Yours affectionately, — Juliana
Dear Cousin Frances,
I must be excused by all of you for not writing before on the score of business for be it known unto all of you that David & I have entered largely into the business of keeping fowls, after the most approved Dolly plan.
The great “Democrats” party have made out to elect Mr. [Stevens Thomson] Mason [for Michigan Governor] by a majority of only _00 ¹ in the whole state. I think we shall be redeemed in a few years.
I am keeping an enormous black bear — a native of our state. I wish you could see him. He is very tame and follows me about like a dog.
I hope that lady of the “Pew adventure” is well, for I have forgotten her name.
I suppose the Yantic ² flourishes nobly. For my part, I sigh for its beautiful water. [My sister] Juliana keeps up such a laugh about my letter that I must close.
P.S. I have never, nor shall I ever, forget the kindness with which I was treated by all of you while there. Dud & Lucy send their love to you.
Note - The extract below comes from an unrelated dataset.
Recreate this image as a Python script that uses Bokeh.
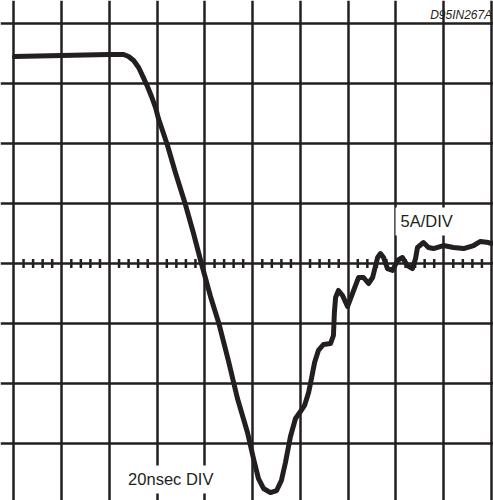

My love to you all. — William Leverett Woodbridge
¹ A fold in the image of this letter prevents my reading the victory margin of Democratic Gubernatorial nominee, Stevens Thomson Mason over the Whig nominee, Charles C. Trowbridge, but the Detroit Free Press reported the margin as 657 votes.
² The Yantic River flows from east of Colchester, Connecticut until it joins the Shetucket River in Norwich, forming the Thames River.